Improving SQL Monitor automation for installs and upgrades with Cloud deployment focus
sheldonhull
Posts: 35 Silver 1
I'd like to propose a couple things be considered here related to the installation and maintenance of base/web monitoring components.
This is coming from someone invested in the AWS platform and looking to improve RDS + EC2 Sql server monitoring. I also have experience with configuration/automation setup automation using Amazon's Systems Manager.
1. Make a chocolatey feed for your installer. This would greatly simplify running upgrades and installs, instead of needing others to rewrap these installs into another self-managed package. See for example: https://chocolatey.org/packages/SqlToolbelt which is a good start.
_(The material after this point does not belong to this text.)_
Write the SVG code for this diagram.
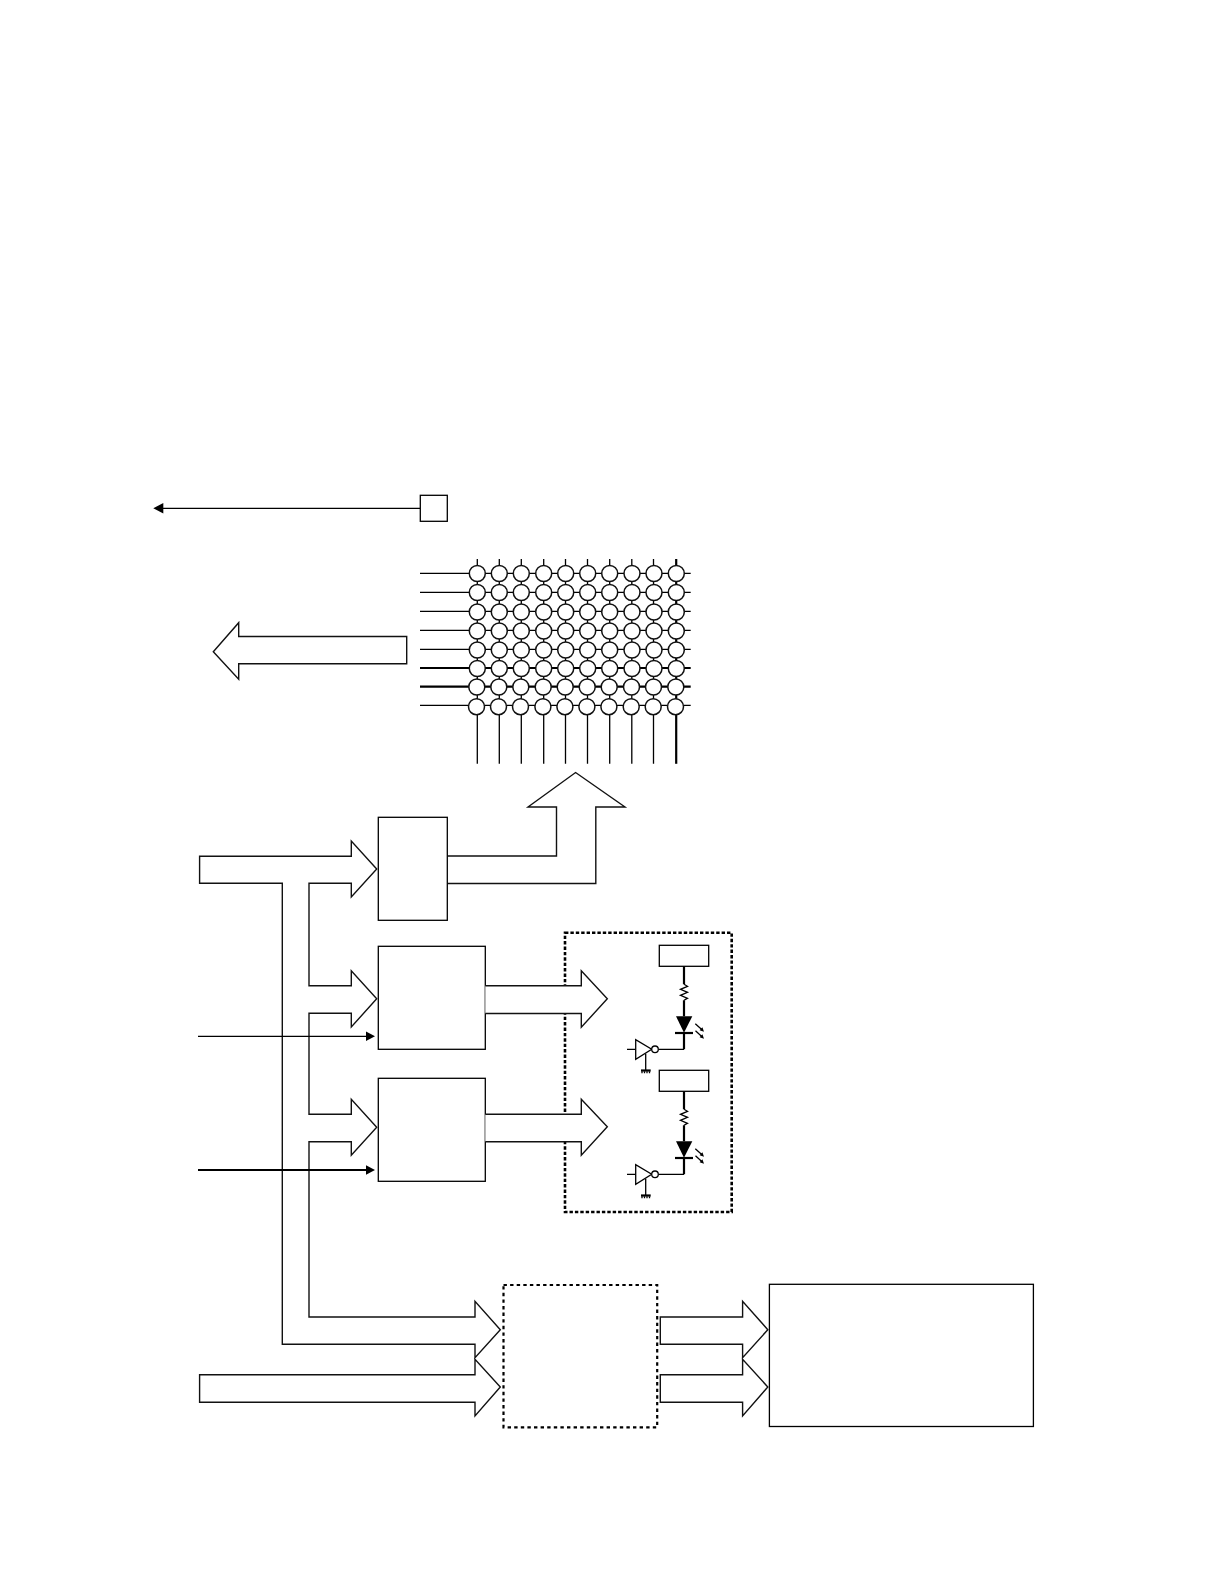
<svg xmlns="http://www.w3.org/2000/svg" xmlns:xlink="http://www.w3.org/1999/xlink" width="1224" height="1584" viewBox="0 0 1224 1584">
<style>
.s{fill:#fff;stroke:#000;stroke-width:1.3}
.b{fill:#fff;stroke:#111;stroke-width:1.4;stroke-linejoin:miter}
.d{fill:none;stroke:#000;stroke-width:2.2;stroke-dasharray:3.4 3.2}
.p{fill:none;stroke:#000;stroke-width:2.6;stroke-dasharray:3.4 2}
.l{fill:none;stroke:#000;stroke-width:1.3}
.t{fill:none;stroke:#000;stroke-width:2.2}
.f{fill:#000;stroke:none}
.c{fill:#fff;stroke:#111;stroke-width:1.5}
</style>
<defs>
<g id="row">
<circle class="c" cx="477.3" cy="0" r="8"/><circle class="c" cx="499.3" cy="0" r="8"/><circle class="c" cx="521.3" cy="0" r="8"/><circle class="c" cx="543.7" cy="0" r="8"/><circle class="c" cx="565.7" cy="0" r="8"/><circle class="c" cx="587.7" cy="0" r="8"/><circle class="c" cx="609.7" cy="0" r="8"/><circle class="c" cx="632" cy="0" r="8"/><circle class="c" cx="654" cy="0" r="8"/><circle class="c" cx="676.3" cy="0" r="8"/>
</g>
<g id="led">
<rect class="s" x="659.3" y="0" width="49.4" height="21"/>
<path class="t" d="M684,21V39M684,55V71M684,87V104"/>
<path class="l" d="M684,39L687.5,41L680.5,44L687.5,47L680.5,50L687.5,53L684,55"/>
<path class="f" d="M676,71H692.3L684,87.5Z"/>
<path class="t" d="M675,87.7H693"/>
<path d="M695.3,78.5L702,84.5M695.5,85.5L702,91.5" class="l"/>
<path class="f" d="M704,86.5L699.6,85L702.4,82ZM704,93.5L699.6,92L702.4,89Z"/>
<path class="l" d="M684,104H658.5M627,104H635.7M645.7,108.5V125"/>
<path class="s" d="M635.7,94.3V114L651.7,104Z"/>
<circle class="s" cx="655" cy="104" r="3.3"/>
<path class="t" stroke-width="1.4" d="M641,125.2H650.7"/>
<path class="l" stroke-width=".7" d="M642,126V128M644.5,126V128M647,126V128M649.5,126V128"/>
</g>
</defs>

<g id="connectors">
<path class="l" d="M420.3,508.3H160"/>
<path class="f" d="M153.3,508.3L163.3,503V513.6Z"/>
</g>

<g id="matrix">
<path class="l" d="M420,573.3H690.7M420,592.3H690.7M420,611.3H690.7M420,630.3H690.7M420,649.3H690.7M420,705.3H690.7"/>
<path class="t" d="M420,668H690.7M420,686.7H690.7"/>
<path class="l" d="M477.3,559V763.8M499.3,559V763.8M521.3,559V763.8M543.7,559V763.8M565.5,559V763.8M587.5,559V763.8M609.7,559V763.8M631.8,559V763.8M653.5,559V763.8"/>
<path class="t" d="M676.2,559V763.8"/>
<use href="#row" xlink:href="#row" x="0" y="573.5"/>
<use href="#row" xlink:href="#row" x="0" y="592.5"/>
<use href="#row" xlink:href="#row" x="0" y="612"/>
<use href="#row" xlink:href="#row" x="0" y="631"/>
<use href="#row" xlink:href="#row" x="0" y="650"/>
<use href="#row" xlink:href="#row" x="0" y="668.5"/>
<use href="#row" xlink:href="#row" x="-0.5" y="687"/>
<use href="#row" xlink:href="#row" x="-0.8" y="706.7"/>
</g>

<g id="pad"><rect class="s" x="420.3" y="495.3" width="27" height="26"/></g>
<g id="arrow-left"><path class="b" d="M406.7,636.5H238.7V622.7L213.3,651.7L238.7,679.3V663.7H406.7Z"/></g>
<g id="arrow-up"><path class="b" d="M447.5,856H556.5V807H528L575.6,772.5L625,807H595.8V883.5H447.5"/></g>

<g id="box-1"><rect class="s" x="378.3" y="817.3" width="69" height="103"/></g>
<g id="box-2"><rect class="s" x="378.3" y="946.3" width="107" height="103"/></g>
<g id="box-3"><rect class="s" x="378.3" y="1078.3" width="107" height="103"/></g>

<g id="led-panel">
<rect class="p" x="565" y="932.7" width="166.7" height="279.3"/>
<use href="#led" xlink:href="#led" x="0" y="945.3"/>
<use href="#led" xlink:href="#led" x="0" y="1070.3"/>
</g>

<g id="arrow-out-2"><path class="b" d="M485.3,985.7H581.3V970.7L607.3,998.7L581.3,1027.3V1013.5H485.3"/></g>
<g id="arrow-out-3"><path class="b" d="M485.3,1114.3H581.3V1099.3L607.3,1126.7L581.3,1155.3V1141.7H485.3"/></g>

<g id="bus"><path class="b" d="M199.6,856.3H351.3V841L376.7,869L351.3,897V883.3H309V985.7H351.3V970.7L376.7,998.7L351.3,1027V1013.3H309V1114.3H351.3V1099.3L376.7,1127.3L351.3,1155.3V1141.7H309V1317H475V1301.3L500.3,1329.7L475,1357.7V1344.3H282.3V883.3H199.6Z"/></g>
<g id="arrow-in-low"><path class="b" d="M199.6,1374.7H475V1359.3L500.3,1387L475,1416V1402.3H199.6Z"/></g>

<g id="control-lines">
<path class="l" d="M198,1036.3H366"/>
<path class="f" d="M375,1036.3L366,1031.6V1041Z"/>
<path class="t" d="M198,1170H366"/>
<path class="f" d="M375,1170L366,1165.3V1174.7Z"/>
</g>

<g id="dashed-block"><rect class="d" x="503.5" y="1285" width="153.7" height="142.3"/></g>
<g id="arrow-r1"><path class="b" d="M660.3,1317H742.6V1301.3L767.8,1329.7L742.6,1357.7V1344.3H660.3Z"/></g>
<g id="arrow-r2"><path class="b" d="M660.3,1374.7H742.6V1359.3L767.8,1387L742.6,1416V1402.3H660.3Z"/></g>
<g id="big-box"><rect class="s" x="769.4" y="1284.3" width="264" height="142.2"/></g>
</svg>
A dedicated one for sql monitor agents would be great, OR the logic added with a switch to only pull MSI for the appropriate installer with a specific version.
2. Consider alternatively PowerShell DSC defined resource for installation. This would allow usage of choco or MSI from S3 directly. This has the added benefit of in AWS being directly integrated with AWS SSM (Systems Manager). This means you could have a SSM Execution command that runs against all base monitors and automatically pulls credentials for service accounts and other critical info to pass into the DSC doc. This also reports back compliance automatically in AWS SSM Compliance tab to show success/failure.
3. Lastly, and personally my favorite option.... ECS Fargate. If the base monitor is in .NET core then a terraform plan to deploy a ECS fargate container could be almost plug and play and have zero infra to manage. If it's windows only then ECS Cluster + ECS Task definition would be required. There are modules that let this all be defined in one stack. I plan on trying this on my own eventually, but having it as a provided and supported option would be fantastic in easier adoption and deployment across many accounts.
Would be epic to have a definition spin up ECS container for monitoring and optionally RDS instance for the data repository for example.
To be honest the lack of having all of this is something that's made me heavily consider just using cloudwatch/datadog in the future rather than SQL Monitor, because the administration is more. Long term, I see the maintenance/updates not being provided so easily as a reason many in my team would just opt for using the less robust Datadog or telegraf collected metrics.